Up to and including the line that contains "0.718, 0.597, 0.136]", repeat each line of the data exactly, starting from the first.
----------
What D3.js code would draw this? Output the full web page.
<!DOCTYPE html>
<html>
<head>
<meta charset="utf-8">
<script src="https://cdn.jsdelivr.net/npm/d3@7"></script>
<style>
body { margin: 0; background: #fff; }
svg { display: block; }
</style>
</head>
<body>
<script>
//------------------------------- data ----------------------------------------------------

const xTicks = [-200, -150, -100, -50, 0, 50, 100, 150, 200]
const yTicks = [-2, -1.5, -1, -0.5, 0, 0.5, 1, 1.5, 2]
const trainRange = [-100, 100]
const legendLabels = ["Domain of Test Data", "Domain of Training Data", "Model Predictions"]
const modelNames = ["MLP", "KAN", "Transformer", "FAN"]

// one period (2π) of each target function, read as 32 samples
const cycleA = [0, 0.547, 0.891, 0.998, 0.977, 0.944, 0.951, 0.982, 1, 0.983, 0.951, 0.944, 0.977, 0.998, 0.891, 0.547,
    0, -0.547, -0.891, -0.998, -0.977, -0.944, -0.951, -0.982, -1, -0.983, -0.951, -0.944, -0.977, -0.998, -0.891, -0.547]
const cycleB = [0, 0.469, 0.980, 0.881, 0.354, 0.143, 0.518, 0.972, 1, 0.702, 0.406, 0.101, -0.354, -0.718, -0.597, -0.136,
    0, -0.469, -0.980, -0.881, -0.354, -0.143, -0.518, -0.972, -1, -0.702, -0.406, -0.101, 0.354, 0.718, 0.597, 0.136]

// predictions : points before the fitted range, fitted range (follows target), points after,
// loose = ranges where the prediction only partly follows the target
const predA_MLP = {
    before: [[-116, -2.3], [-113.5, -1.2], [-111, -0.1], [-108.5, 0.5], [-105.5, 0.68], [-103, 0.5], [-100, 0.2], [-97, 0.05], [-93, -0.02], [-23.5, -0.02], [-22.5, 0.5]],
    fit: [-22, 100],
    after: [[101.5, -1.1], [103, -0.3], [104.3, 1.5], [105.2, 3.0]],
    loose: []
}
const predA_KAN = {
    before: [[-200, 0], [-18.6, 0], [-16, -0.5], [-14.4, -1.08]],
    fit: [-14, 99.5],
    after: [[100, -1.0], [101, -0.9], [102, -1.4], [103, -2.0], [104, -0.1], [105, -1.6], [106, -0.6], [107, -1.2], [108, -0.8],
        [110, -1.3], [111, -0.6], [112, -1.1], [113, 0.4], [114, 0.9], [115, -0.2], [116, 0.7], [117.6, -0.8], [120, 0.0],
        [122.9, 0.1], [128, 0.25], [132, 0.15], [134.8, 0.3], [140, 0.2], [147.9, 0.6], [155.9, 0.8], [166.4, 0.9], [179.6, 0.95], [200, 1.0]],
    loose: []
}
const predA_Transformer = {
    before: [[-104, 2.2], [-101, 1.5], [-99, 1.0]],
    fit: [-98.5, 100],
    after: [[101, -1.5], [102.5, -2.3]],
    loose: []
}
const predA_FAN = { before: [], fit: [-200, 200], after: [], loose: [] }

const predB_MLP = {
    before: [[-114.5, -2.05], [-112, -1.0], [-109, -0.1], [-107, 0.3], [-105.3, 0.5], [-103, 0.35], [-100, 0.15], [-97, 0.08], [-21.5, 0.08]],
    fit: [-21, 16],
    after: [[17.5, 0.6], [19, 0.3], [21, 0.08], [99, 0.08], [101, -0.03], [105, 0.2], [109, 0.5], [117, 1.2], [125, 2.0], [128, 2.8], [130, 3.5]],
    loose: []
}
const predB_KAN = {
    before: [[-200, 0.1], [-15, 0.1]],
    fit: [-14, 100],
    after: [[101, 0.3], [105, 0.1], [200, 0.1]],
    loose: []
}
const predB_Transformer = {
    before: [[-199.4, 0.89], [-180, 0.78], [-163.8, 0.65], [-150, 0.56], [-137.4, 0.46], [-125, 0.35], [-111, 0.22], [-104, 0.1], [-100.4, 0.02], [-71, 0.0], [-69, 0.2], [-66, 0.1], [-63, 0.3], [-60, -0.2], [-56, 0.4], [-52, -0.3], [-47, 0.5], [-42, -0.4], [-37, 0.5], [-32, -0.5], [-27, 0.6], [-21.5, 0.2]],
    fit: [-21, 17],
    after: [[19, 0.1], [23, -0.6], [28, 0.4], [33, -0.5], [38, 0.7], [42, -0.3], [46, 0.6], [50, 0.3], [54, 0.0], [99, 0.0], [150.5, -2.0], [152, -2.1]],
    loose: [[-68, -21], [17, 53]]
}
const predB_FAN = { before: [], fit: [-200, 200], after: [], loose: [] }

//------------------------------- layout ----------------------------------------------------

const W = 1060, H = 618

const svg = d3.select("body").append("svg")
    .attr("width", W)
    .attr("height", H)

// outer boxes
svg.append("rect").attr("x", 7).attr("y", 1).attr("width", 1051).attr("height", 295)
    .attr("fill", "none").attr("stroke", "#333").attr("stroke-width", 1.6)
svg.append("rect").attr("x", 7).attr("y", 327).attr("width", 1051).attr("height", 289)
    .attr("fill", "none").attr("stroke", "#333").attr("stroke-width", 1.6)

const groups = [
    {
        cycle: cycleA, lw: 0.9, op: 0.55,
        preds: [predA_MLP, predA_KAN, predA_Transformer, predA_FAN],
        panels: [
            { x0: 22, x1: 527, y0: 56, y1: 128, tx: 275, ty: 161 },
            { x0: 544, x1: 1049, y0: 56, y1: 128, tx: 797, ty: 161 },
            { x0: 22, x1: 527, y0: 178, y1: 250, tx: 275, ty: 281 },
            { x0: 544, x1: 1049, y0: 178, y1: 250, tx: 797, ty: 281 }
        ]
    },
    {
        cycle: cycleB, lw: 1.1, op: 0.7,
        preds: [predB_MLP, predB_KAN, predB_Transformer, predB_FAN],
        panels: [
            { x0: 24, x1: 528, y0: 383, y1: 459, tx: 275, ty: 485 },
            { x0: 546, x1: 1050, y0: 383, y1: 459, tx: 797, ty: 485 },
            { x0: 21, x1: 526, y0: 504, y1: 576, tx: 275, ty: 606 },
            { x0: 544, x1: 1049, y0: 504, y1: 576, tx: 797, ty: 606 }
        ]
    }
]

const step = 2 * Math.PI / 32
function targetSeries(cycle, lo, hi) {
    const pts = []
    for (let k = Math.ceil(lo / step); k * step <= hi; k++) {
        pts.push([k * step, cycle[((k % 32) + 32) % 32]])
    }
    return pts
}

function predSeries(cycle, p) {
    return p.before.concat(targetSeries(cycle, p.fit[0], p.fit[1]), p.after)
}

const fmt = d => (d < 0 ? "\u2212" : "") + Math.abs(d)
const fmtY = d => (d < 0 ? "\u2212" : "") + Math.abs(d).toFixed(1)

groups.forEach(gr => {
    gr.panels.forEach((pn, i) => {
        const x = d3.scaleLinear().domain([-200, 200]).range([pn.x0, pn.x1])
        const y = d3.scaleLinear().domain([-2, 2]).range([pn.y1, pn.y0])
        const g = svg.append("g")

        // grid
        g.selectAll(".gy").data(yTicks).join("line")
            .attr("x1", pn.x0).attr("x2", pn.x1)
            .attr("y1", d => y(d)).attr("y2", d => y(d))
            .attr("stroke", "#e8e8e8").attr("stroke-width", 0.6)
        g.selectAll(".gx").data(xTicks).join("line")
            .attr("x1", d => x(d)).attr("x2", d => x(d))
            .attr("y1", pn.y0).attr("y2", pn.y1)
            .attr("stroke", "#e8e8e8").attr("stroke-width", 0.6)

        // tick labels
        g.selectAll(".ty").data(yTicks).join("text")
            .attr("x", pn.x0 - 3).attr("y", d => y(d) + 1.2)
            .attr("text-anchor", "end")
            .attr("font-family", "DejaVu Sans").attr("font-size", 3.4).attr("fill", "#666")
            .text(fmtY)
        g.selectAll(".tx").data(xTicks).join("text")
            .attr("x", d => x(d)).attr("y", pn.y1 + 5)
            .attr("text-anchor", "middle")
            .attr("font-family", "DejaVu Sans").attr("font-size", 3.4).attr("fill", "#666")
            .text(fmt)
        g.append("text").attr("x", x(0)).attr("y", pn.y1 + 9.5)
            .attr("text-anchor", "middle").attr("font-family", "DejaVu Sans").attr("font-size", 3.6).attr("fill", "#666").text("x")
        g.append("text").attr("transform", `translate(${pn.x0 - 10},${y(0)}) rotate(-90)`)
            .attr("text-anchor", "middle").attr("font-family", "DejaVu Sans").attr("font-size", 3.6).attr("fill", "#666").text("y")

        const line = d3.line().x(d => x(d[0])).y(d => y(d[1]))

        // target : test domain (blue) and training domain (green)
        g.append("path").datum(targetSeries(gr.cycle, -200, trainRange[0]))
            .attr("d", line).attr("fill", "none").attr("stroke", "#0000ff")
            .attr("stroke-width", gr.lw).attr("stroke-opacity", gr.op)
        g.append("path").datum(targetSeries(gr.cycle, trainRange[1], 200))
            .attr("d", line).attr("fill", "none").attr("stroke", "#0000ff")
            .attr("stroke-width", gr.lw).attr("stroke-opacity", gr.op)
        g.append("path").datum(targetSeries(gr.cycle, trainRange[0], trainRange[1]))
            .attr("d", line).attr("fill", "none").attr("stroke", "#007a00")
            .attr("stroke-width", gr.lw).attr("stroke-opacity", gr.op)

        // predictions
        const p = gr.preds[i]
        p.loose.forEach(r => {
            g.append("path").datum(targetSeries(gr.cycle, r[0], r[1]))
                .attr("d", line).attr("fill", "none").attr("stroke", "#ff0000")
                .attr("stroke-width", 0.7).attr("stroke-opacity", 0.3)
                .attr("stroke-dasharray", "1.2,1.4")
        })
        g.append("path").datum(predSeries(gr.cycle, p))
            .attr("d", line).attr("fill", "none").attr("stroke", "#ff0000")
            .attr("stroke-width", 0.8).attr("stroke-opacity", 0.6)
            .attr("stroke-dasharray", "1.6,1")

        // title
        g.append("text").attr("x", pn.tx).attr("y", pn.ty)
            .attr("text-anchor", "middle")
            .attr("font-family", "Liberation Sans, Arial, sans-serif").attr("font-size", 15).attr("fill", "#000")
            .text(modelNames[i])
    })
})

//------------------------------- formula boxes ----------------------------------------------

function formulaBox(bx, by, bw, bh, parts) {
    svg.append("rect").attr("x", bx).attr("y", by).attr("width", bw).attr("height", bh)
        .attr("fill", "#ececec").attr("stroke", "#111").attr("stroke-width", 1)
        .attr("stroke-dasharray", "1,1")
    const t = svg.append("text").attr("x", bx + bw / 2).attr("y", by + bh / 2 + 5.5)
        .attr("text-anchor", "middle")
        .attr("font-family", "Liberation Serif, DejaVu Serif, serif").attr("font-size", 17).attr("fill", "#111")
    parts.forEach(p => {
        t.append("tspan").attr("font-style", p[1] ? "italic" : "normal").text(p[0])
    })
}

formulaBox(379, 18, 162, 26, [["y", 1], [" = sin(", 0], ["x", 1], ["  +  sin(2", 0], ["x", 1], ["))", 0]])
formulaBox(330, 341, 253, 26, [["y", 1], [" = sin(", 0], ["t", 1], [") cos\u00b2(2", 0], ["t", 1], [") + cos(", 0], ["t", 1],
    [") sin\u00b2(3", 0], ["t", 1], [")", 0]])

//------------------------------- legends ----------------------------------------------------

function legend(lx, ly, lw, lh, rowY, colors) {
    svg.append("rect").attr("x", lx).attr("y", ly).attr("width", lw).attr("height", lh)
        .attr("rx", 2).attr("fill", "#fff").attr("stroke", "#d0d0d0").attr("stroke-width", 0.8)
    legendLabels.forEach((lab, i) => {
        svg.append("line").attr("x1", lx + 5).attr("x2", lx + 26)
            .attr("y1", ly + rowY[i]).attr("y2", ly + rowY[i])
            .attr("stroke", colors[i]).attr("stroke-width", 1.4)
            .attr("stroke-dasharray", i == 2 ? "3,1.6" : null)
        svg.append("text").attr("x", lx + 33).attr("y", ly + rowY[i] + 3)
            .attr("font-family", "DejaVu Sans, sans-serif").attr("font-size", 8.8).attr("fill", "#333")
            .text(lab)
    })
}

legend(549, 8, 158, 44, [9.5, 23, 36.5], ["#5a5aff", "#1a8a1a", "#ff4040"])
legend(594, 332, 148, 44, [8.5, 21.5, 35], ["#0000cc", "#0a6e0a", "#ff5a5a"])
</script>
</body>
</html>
----------
◆ Solution for this task
What D3.js code would draw this? Output the full web page.
<!DOCTYPE html>
<html>
<head>
<meta charset="utf-8">
<script src="https://cdn.jsdelivr.net/npm/d3@7"></script>
<style>
body { margin: 0; background: #fff; }
svg { display: block; }
</style>
</head>
<body>
<script>
//------------------------------- data ----------------------------------------------------

const xTicks = [-200, -150, -100, -50, 0, 50, 100, 150, 200]
const yTicks = [-2, -1.5, -1, -0.5, 0, 0.5, 1, 1.5, 2]
const trainRange = [-100, 100]
const legendLabels = ["Domain of Test Data", "Domain of Training Data", "Model Predictions"]
const modelNames = ["MLP", "KAN", "Transformer", "FAN"]

// one period (2π) of each target function, read as 32 samples
const cycleA = [0, 0.547, 0.891, 0.998, 0.977, 0.944, 0.951, 0.982, 1, 0.983, 0.951, 0.944, 0.977, 0.998, 0.891, 0.547,
    0, -0.547, -0.891, -0.998, -0.977, -0.944, -0.951, -0.982, -1, -0.983, -0.951, -0.944, -0.977, -0.998, -0.891, -0.547]
const cycleB = [0, 0.469, 0.980, 0.881, 0.354, 0.143, 0.518, 0.972, 1, 0.702, 0.406, 0.101, -0.354, -0.718, -0.597, -0.136,
    0, -0.469, -0.980, -0.881, -0.354, -0.143, -0.518, -0.972, -1, -0.702, -0.406, -0.101, 0.354, 0.718, 0.597, 0.136]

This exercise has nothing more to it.